As we chug across the water, alternating between staring out the window and looking around the boat, I notice as a lady lifts her toddler in the air, holding the girl at an arms length with her knees against her chest. The woman makes a *psssss psssss pssss* sound until her daughter starts peeing on the deck of the ferry.
The yellow liquid trickles and runs across the metal, collecting in a narrow pool where the floor meets the wall. After the girl is finished, the mom pulls up her underwear, hoists the girl back onto their scooter, and starts the engine. We've landed on the other side of the narrow river, and it's time to disembark.
Deposited across the waterway, we begin our day of cycling, eager to take a smaller road than we did yesterday, anticipating a quieter ride. But, instead of finding peace on a narrow dirt track, the same dizzying amount of activity buzzes around us – it's just crammed into a narrower space.
Soon, we seek refuge from the road at what we think is a small cafe. A few adults sit in the shade, watching schoolboys play soccer, and we go over to join them, ordering a couple of iced coffees. When we learn that they don't serve drinks, we attempt to chat with a friendly guy who gives us free water.

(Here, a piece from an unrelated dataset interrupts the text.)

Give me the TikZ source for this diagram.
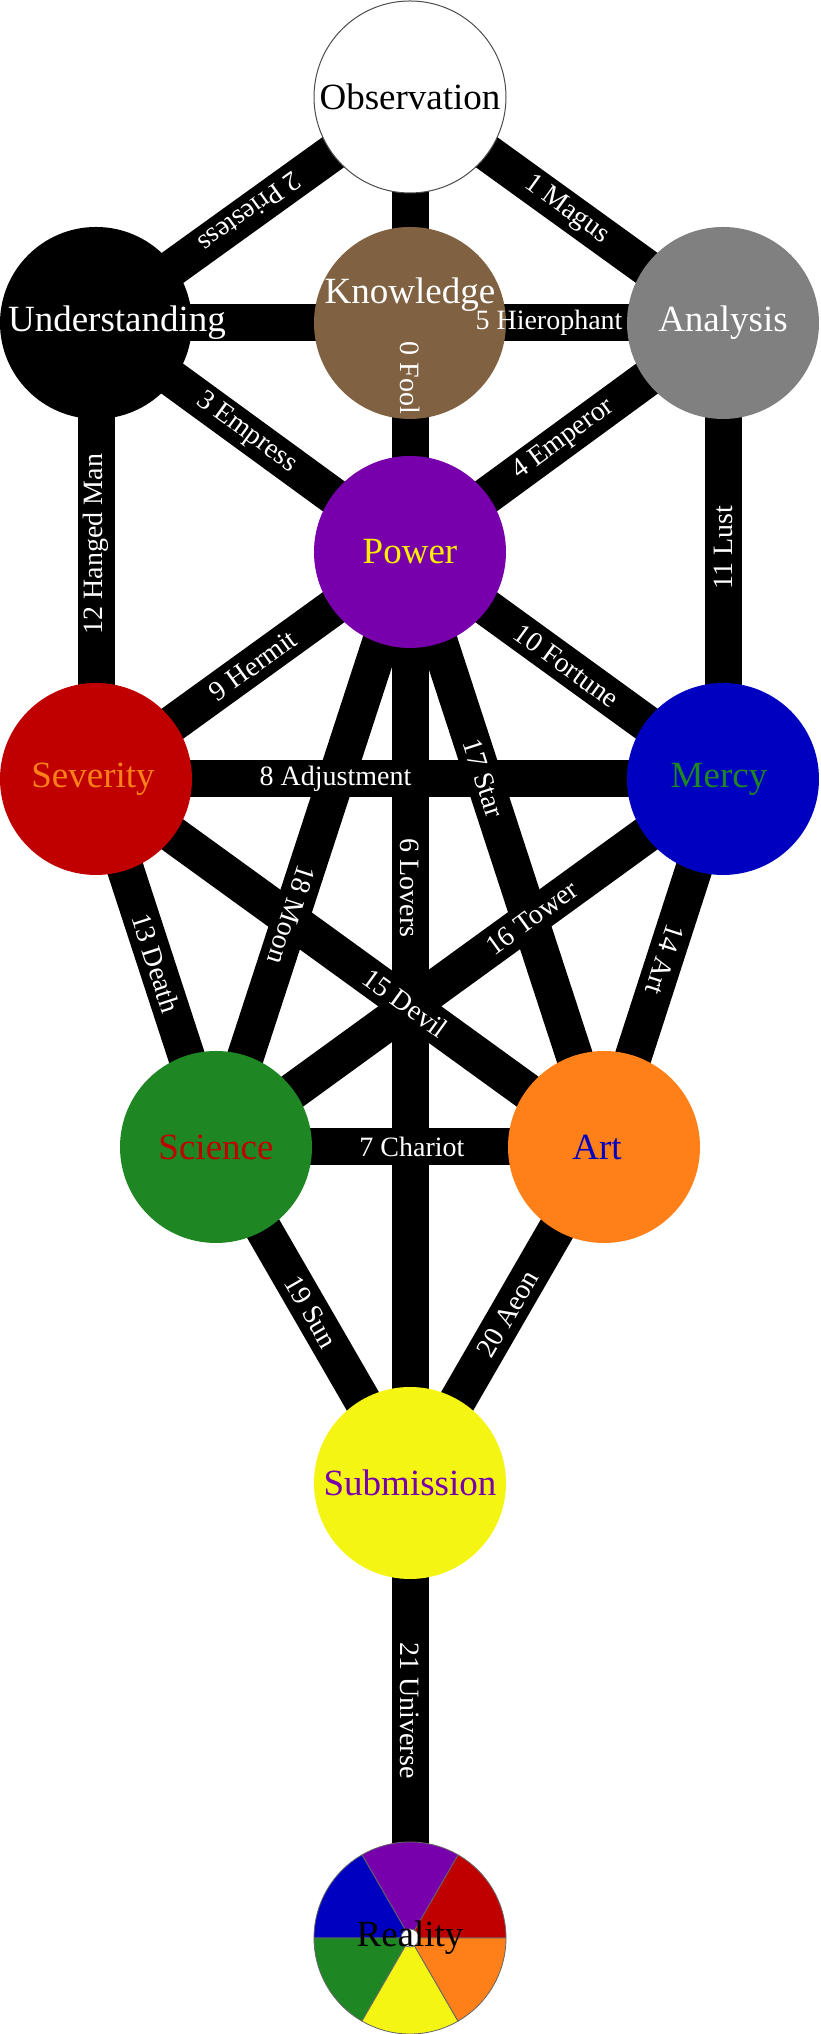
\documentclass[tikz,border=0pt]{standalone}
\usepackage{fontspec}
\setmainfont{Liberation Serif}
\usetikzlibrary{positioning}
\pgfdeclarelayer{bars}
\pgfsetlayers{bars,main}
\definecolor{knobrown}{RGB}{128,98,66}
\definecolor{powpurple}{RGB}{120,0,172}
\definecolor{sevred}{RGB}{192,0,0}
\definecolor{merblue}{RGB}{0,0,192}
\definecolor{scigreen}{RGB}{30,135,36}
\definecolor{artorange}{RGB}{255,128,25}
\definecolor{subyellow}{RGB}{245,245,20}
\definecolor{powtext}{RGB}{255,238,0}

\begin{document}
\begin{tikzpicture}[
  x=1pt, y=1pt, on grid,
  disc/.style={circle, minimum size=192pt, inner sep=0pt},
  every label/.style={font=\fontsize{37}{40}\selectfont, inner sep=0pt},
  bar/.style={line width=37pt},
  pathlabel/.style={font=\fontsize{28}{30}\selectfont, text=white, inner sep=0pt, sloped, allow upside down}
]
\useasboundingbox (0,0) rectangle (820,2034);
\node[disc, fill=white, draw=black!70, line width=1pt, label=center:Observation] (obs) at (410,1937) {};
\node[disc, fill=knobrown, below=226pt of obs, label={[white, yshift=28pt]center:Knowledge}] (kno) {};
\node[disc, fill=black, left=314pt of kno, label={[white, xshift=21pt]center:Understanding}] (und) {};
\node[disc, fill=gray, right=313pt of kno, label={[white]center:Analysis}] (ana) {};
\node[disc, fill=powpurple, below=229pt of kno, label={[powtext]center:Power}] (pow) {};
\node[disc, fill=sevred, below=456pt of und, label={[artorange, xshift=-3pt]center:Severity}] (sev) {};
\node[disc, fill=merblue, below=456pt of ana, label={[scigreen, xshift=-4pt]center:Mercy}] (mer) {};
\node[disc, fill=scigreen, below right=368pt and 120pt of sev, label={[sevred]center:Science}] (sci) {};
\node[disc, fill=artorange, right=388pt of sci, label={[merblue, xshift=-7pt]center:Art}] (art) {};
\node[disc, fill=subyellow, below=931pt of pow, label={[powpurple]center:Submission}] (sub) {};
\node[disc, below=455pt of sub] (rea) {};

\foreach \a/\c in {0/sevred, 60/powpurple, 120/merblue, 180/scigreen, 240/subyellow, 300/artorange}
  \filldraw[fill=\c, draw=black!60, line width=0.8pt] (rea.center) -- ++(\a:96) arc[start angle=\a, delta angle=60, radius=96] -- cycle;
\filldraw[fill=white, draw=black!60, line width=0.8pt] (rea.center) circle[radius=9];
\node[font=\fontsize{37}{40}\selectfont, inner sep=0pt] (realabel) at (rea) {Reality};

\begin{pgfonlayer}{bars}
\foreach \a/\b in {obs/pow, obs/ana, obs/und, und/pow, pow/ana, und/ana, pow/sub, sci/art,
  sev/mer, sev/pow, pow/mer, mer/ana, sev/und, sev/sci, mer/art, sev/art, sci/mer,
  pow/art, pow/sci, sci/sub, sub/art, sub/rea}
  \draw[bar] (\a.center) -- (\b.center);
\end{pgfonlayer}

\foreach \a/\b/\p/\t in {obs/pow/0.618/0 Fool, obs/ana/0.5/1 Magus, obs/und/0.51/2 Priestess,
  und/pow/0.48/3 Empress, pow/ana/0.49/4 Emperor, und/ana/0.7225/5 Hierophant,
  pow/sub/0.361/6 Lovers, sci/art/0.505/7 Chariot, sev/mer/0.382/8 Adjustment,
  sev/pow/0.5/9 Hermit, pow/mer/0.5/10 Fortune, mer/ana/0.507/11 Lust,
  sev/und/0.515/12 Hanged Man, sev/sci/0.5/13 Death, mer/art/0.49/14 Art,
  sev/art/0.609/15 Devil, sci/mer/0.623/16 Tower, pow/art/0.38/17 Star,
  pow/sci/0.61/18 Moon, sci/sub/0.49/19 Sun, sub/art/0.503/20 Aeon, sub/rea/0.5/21 Universe}
  \path (\a.center) -- node[pathlabel, pos=\p] {\t} (\b.center);
\end{tikzpicture}
\end{document}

While we drink, the man excitedly gathers the students around us, presumably to meet the foreigners. We try to engage them, but no matter what we attempt to say using our guidebook and phrasebook, no matter how many different inflections and tones and accents we use, nobody understands us.
Never in two years on the road have we had so much trouble communicating!
After a few hours in the saddle, we arrive at our destination of Sa Dec, with grey clouds poised above, threatening a drenching rain. We nearly settle on a dingy, overpriced hotel, but instead continue on, wheeling to safety under the awning of the only other we can find, just as fat drops begin to fall from the sky.
We've hit the jackpot: this guest-house is cheap, clean, and run by a very friendly family. As we haul our belongings upstairs with the help of the hotel staff, we're relieved to be done for the day. Hopefully we'll get over our culture shock soon and warm up to these surroundings.
In the meantime, we're thankful for clean sheets and cool showers, and the promise of a hot meal from the restaurant across the street.